越境スタディーズ 人文学・社会科学の視点から

岩佐和幸、岩佐光広、森直人:編(リーブル出版)

森直人先生ほか、高知大学人文学部の研究プロジェクトから生まれた本。「越境」というテーマで、現代のグローバル社会、日本、そして高知という地域について、分野横断的に考える。

 

そこには、言語学や文化人類学、文学、社会学、地域経済学といった、様々な分野の知見が凝縮されている。将来の学びを考える高校生の皆さんには、人文学・社会科学の様々な分野のあり方を身近な形で知ってもらえるだろう。



新版 論文の教室 レポートから卒論まで

戸田山和久(NHKブックス)

「論文とは何か、論文を書くとはどういうことか」を本質的に、しかもわかりやすく教えてくれる本。

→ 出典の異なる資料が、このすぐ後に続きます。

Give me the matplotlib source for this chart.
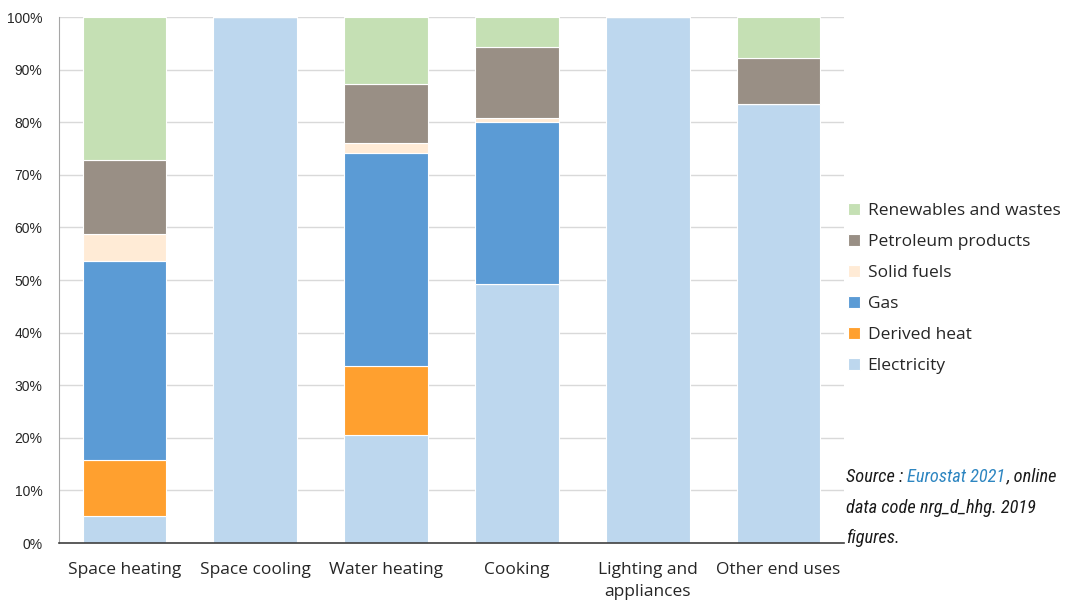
import matplotlib

matplotlib.use("Agg")
import matplotlib.pyplot as plt
import numpy as np
from matplotlib import font_manager
from matplotlib.ticker import PercentFormatter

# Household final energy use by end use and fuel (%), 2019
categories = ["Space heating", "Space cooling", "Water heating", "Cooking",
              "Lighting and\nappliances", "Other end uses"]
electricity = [5.2, 100.0, 20.5, 49.2, 100.0, 83.4]
derived_heat = [10.5, 0.0, 13.1, 0.0, 0.0, 0.0]
gas = [38.0, 0.0, 40.6, 30.9, 0.0, 0.0]
solid_fuels = [5.1, 0.0, 1.9, 0.7, 0.0, 0.0]
petroleum = [14.1, 0.0, 11.2, 13.5, 0.0, 8.8]
renewables = [27.1, 0.0, 12.7, 5.7, 0.0, 7.8]

series = [
    ("Electricity", electricity, "#bdd7ee"),
    ("Derived heat", derived_heat, "#ffa02f"),
    ("Gas", gas, "#5b9bd5"),
    ("Solid fuels", solid_fuels, "#ffebd6"),
    ("Petroleum products", petroleum, "#998f85"),
    ("Renewables and wastes", renewables, "#c5e0b4"),
]

LABEL_FONT = ["Open Sans", "DejaVu Sans"]

# narrow face for the source note, if one is around
installed = {f.name for f in font_manager.fontManager.ttflist}
narrow = [n for n in ("Roboto Condensed", "Liberation Sans Narrow",
                      "DejaVu Sans Condensed", "Open Sans Condensed",
                      "Noto Sans Condensed") if n in installed]
if narrow:
    note_family, note_size = [narrow[0], "DejaVu Sans"], 13.2
else:
    note_family, note_size = ["DejaVu Sans"], 11.2

fig = plt.figure(figsize=(10.75, 6.03), dpi=100)
ax = fig.add_axes([0.0549, 0.0995, 0.7302, 0.8723])

x = np.arange(len(categories))
bottom = np.zeros(len(categories))
handles = []
for name, vals, color in series:
    vals = np.asarray(vals)
    h = ax.bar(x, vals, bottom=bottom, width=0.64, color=color,
               edgecolor="white", linewidth=0.8, label=name, zorder=2)
    handles.append(h)
    bottom += vals

ax.set_xlim(-0.5, len(categories) - 0.5)
ax.set_ylim(0, 100)
ax.set_yticks(np.arange(0, 101, 10))
ax.yaxis.set_major_formatter(PercentFormatter(decimals=0))
ax.grid(axis="y", color="#d9d9d9", linewidth=1.0, zorder=0)
ax.set_axisbelow(True)

for side in ("top", "right"):
    ax.spines[side].set_visible(False)
ax.spines["left"].set_color("#a6a6a6")
ax.spines["bottom"].set_color("#404040")
ax.spines["bottom"].set_linewidth(1.2)

ax.tick_params(axis="both", length=0)
ax.tick_params(axis="y", labelsize=10, pad=12, labelcolor="#262626")
ax.set_yticklabels([f"{v}%" for v in range(0, 101, 10)],
                   family=["Liberation Sans", "DejaVu Sans"])
ax.set_xticks(x)
ax.set_xticklabels(categories, family=LABEL_FONT, fontsize=12.5,
                   color="#262626", linespacing=1.5)
ax.tick_params(axis="x", pad=14)

leg = fig.legend(handles[::-1], [s[0] for s in series][::-1],
                 loc="center left", bbox_to_anchor=(0.774, 0.5216),
                 frameon=False, prop={"family": LABEL_FONT, "size": 12.5},
                 handlelength=0.7, handleheight=0.7, handletextpad=0.45,
                 labelspacing=0.85, labelcolor="#262626")

# Source note in italics, with the dataset name highlighted
note_font = dict(family=note_family, style="italic", fontsize=note_size,
                 color="#1a1a1a")
t1 = fig.text(0.787, 0.201, "Source : ", va="baseline", **note_font)
t2 = ax.annotate("Eurostat 2021", xy=(1, 0), xycoords=t1, va="bottom",
                 ha="left", annotation_clip=False,
                 **{**note_font, "color": "#2e86c1"})
ax.annotate(", online", xy=(1, 0), xycoords=t2, va="bottom", ha="left",
            annotation_clip=False, **note_font)
fig.text(0.787, 0.149, "data code nrg_d_hhg. 2019", va="baseline", **note_font)
fig.text(0.787, 0.100, "figures.", va="baseline", **note_font)

fig.savefig("out.png", dpi=100)
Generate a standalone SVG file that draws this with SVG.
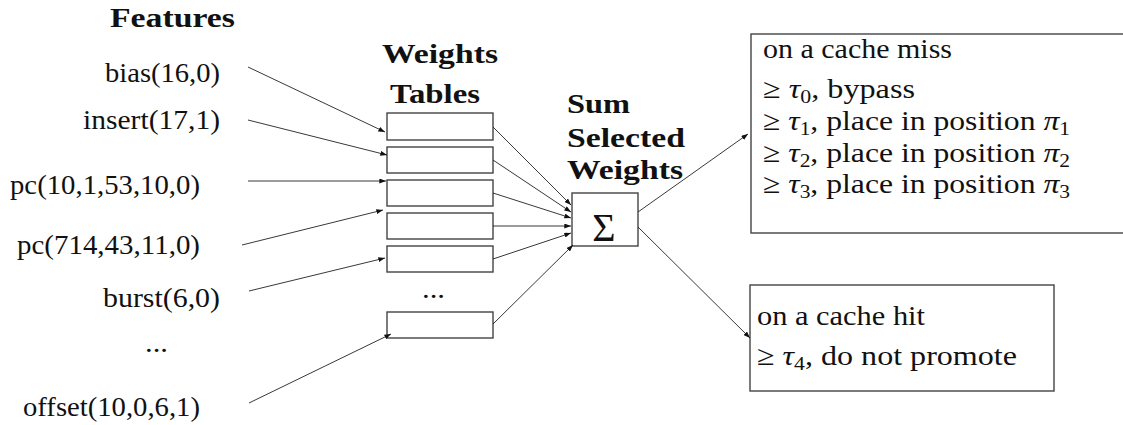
<svg xmlns="http://www.w3.org/2000/svg" width="1123" height="425" viewBox="0 0 1123 425">
  <style>
    text { fill: #111; font-family: 'Liberation Serif', serif; }
    .hd { font-weight: bold; font-size: 27px; }
    .lb { font-size: 28px; }
    .feat { font-size: 28px; text-anchor: end; }
    .box { fill: #fff; stroke: #444; stroke-width: 1.4; }
    .wire { fill: none; stroke: #222; stroke-width: 0.9; marker-end: url(#tip); }
    .m { font-style: italic; }
    .sub { font-size: 19px; }
  </style>
  <defs>
    <marker id="tip" viewBox="0 0 8 6" refX="8" refY="3" markerWidth="7" markerHeight="5" markerUnits="userSpaceOnUse" orient="auto">
      <path d="M0,0 L8,3 L0,6 z" fill="#111"/>
    </marker>
  </defs>
  <rect width="1123" height="425" fill="#fff"/>

  <!-- feature inputs -->
  <g id="features">
    <text class="hd" x="110" y="27" textLength="125" lengthAdjust="spacingAndGlyphs">Features</text>
    <text class="feat" x="220" y="82" textLength="115" lengthAdjust="spacingAndGlyphs">bias(16,0)</text>
    <text class="feat" x="220" y="129" textLength="137" lengthAdjust="spacingAndGlyphs">insert(17,1)</text>
    <text class="feat" x="200" y="194" textLength="190" lengthAdjust="spacingAndGlyphs">pc(10,1,53,10,0)</text>
    <text class="feat" x="200" y="254" textLength="183" lengthAdjust="spacingAndGlyphs">pc(714,43,11,0)</text>
    <text class="feat" x="220" y="307" textLength="117" lengthAdjust="spacingAndGlyphs">burst(6,0)</text>
    <text class="lb" x="145" y="352" textLength="23" lengthAdjust="spacingAndGlyphs">...</text>
    <text class="feat" x="200" y="416" textLength="177" lengthAdjust="spacingAndGlyphs">offset(10,0,6,1)</text>
  </g>

  <!-- weight tables -->
  <g id="tables">
    <text class="hd" x="382" y="63" textLength="116" lengthAdjust="spacingAndGlyphs">Weights</text>
    <text class="hd" x="390" y="103" textLength="90" lengthAdjust="spacingAndGlyphs">Tables</text>
    <rect class="box" x="387" y="113" width="106" height="27"/>
    <rect class="box" x="387" y="147" width="106" height="26"/>
    <rect class="box" x="387" y="180" width="106" height="26"/>
    <rect class="box" x="387" y="213" width="106" height="26"/>
    <rect class="box" x="387" y="246" width="106" height="26"/>
    <text class="lb" x="422" y="298" textLength="23" lengthAdjust="spacingAndGlyphs">...</text>
    <rect class="box" x="387" y="312" width="106" height="26"/>
  </g>

  <!-- summation -->
  <g id="sum">
    <text class="hd" x="567" y="113" textLength="63" lengthAdjust="spacingAndGlyphs">Sum</text>
    <text class="hd" x="567" y="147" textLength="118" lengthAdjust="spacingAndGlyphs">Selected</text>
    <text class="hd" x="567" y="179" textLength="116" lengthAdjust="spacingAndGlyphs">Weights</text>
    <rect class="box" x="572" y="193" width="66" height="53"/>
    <text x="604" y="241" font-size="40" text-anchor="middle">Σ</text>
  </g>

  <!-- decision on a miss -->
  <g id="miss">
    <rect class="box" x="751" y="34" width="380" height="199"/>
    <text class="lb" x="763" y="58" textLength="189" lengthAdjust="spacingAndGlyphs">on a cache miss</text>
    <text class="lb" x="763" y="98" textLength="152" lengthAdjust="spacingAndGlyphs">≥ <tspan class="m">τ</tspan><tspan class="sub" dy="5">0</tspan><tspan dy="-5">, bypass</tspan></text>
    <text class="lb" x="763" y="130" textLength="307" lengthAdjust="spacingAndGlyphs">≥ <tspan class="m">τ</tspan><tspan class="sub" dy="5">1</tspan><tspan dy="-5">, place in position </tspan><tspan class="m">π</tspan><tspan class="sub" dy="5">1</tspan></text>
    <text class="lb" x="763" y="162" textLength="307" lengthAdjust="spacingAndGlyphs">≥ <tspan class="m">τ</tspan><tspan class="sub" dy="5">2</tspan><tspan dy="-5">, place in position </tspan><tspan class="m">π</tspan><tspan class="sub" dy="5">2</tspan></text>
    <text class="lb" x="763" y="193" textLength="307" lengthAdjust="spacingAndGlyphs">≥ <tspan class="m">τ</tspan><tspan class="sub" dy="5">3</tspan><tspan dy="-5">, place in position </tspan><tspan class="m">π</tspan><tspan class="sub" dy="5">3</tspan></text>
  </g>

  <!-- decision on a hit -->
  <g id="hit">
    <rect class="box" x="750" y="285" width="304" height="106"/>
    <text class="lb" x="757" y="325" textLength="168" lengthAdjust="spacingAndGlyphs">on a cache hit</text>
    <text class="lb" x="757" y="365" textLength="260" lengthAdjust="spacingAndGlyphs">≥ <tspan class="m">τ</tspan><tspan class="sub" dy="5">4</tspan><tspan dy="-5">, do not promote</tspan></text>
  </g>

  <!-- connectors -->
  <g id="connectors">
    <line class="wire" x1="248" y1="67" x2="385" y2="132"/>
    <line class="wire" x1="248" y1="120" x2="387" y2="155"/>
    <line class="wire" x1="248" y1="181" x2="386" y2="181"/>
    <line class="wire" x1="242" y1="245" x2="383" y2="210"/>
    <line class="wire" x1="249" y1="291" x2="385" y2="258"/>
    <line class="wire" x1="249" y1="403" x2="391" y2="334"/>

    <line class="wire" x1="493" y1="127" x2="571" y2="205"/>
    <line class="wire" x1="493" y1="160" x2="571" y2="212"/>
    <line class="wire" x1="493" y1="193" x2="571" y2="218"/>
    <line class="wire" x1="493" y1="226" x2="571" y2="226"/>
    <line class="wire" x1="493" y1="259" x2="571" y2="233"/>
    <line class="wire" x1="493" y1="324" x2="573" y2="245"/>

    <line class="wire" x1="638" y1="212" x2="748" y2="134"/>
    <line class="wire" x1="638" y1="227" x2="750" y2="338"/>
  </g>
</svg>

論文を書くための詳細な技術も身につけられる。また、それが学問そのものについても理解を助けてくれる。

 

同じ著者・名古屋大学の戸田山和久先生の『科学哲学の冒険―サイエンスの目的と方法をさぐる(NHKブックス)』も、文系・理系双方の高校生にとって、学問の理解を助けるおすすめの本だ。



社会科学と社会政策にかかわる認識の「客観性」

マックス・ヴェーバー 富永祐治、立野保男:訳、折原浩:補訳(岩波文庫)

「すべてを説明できる唯一の理論」などを作ることは、経済も含め、社会科学の領域ではできないということを明確にした本。また、そうした理論をなぜ作れないのか、その事実にどう向き合うべきなのかが、深く考え抜かれている。

 

マックス・ヴェーバーは高校生にはやや難しいが、経済思想、社会思想史を学ぶにあたり非常に重要な本なのでおすすめしてみたい。



ヒストリエ

岩明均(講談社)

古代ギリシアが舞台、アレクサンドロス大王に仕えた書記官・エウメネスの物語。思想家アリストテレスなども登場する。個人や集団がそれぞれの背景・文脈・世界観に束縛されつつ、相互に作用を及ぼし合って歴史を形作っていく描写が、とても興味深い作品だ。(ただし、物語上、残酷な描写があるため、苦手な人にはお勧めできないので注意してほしい。)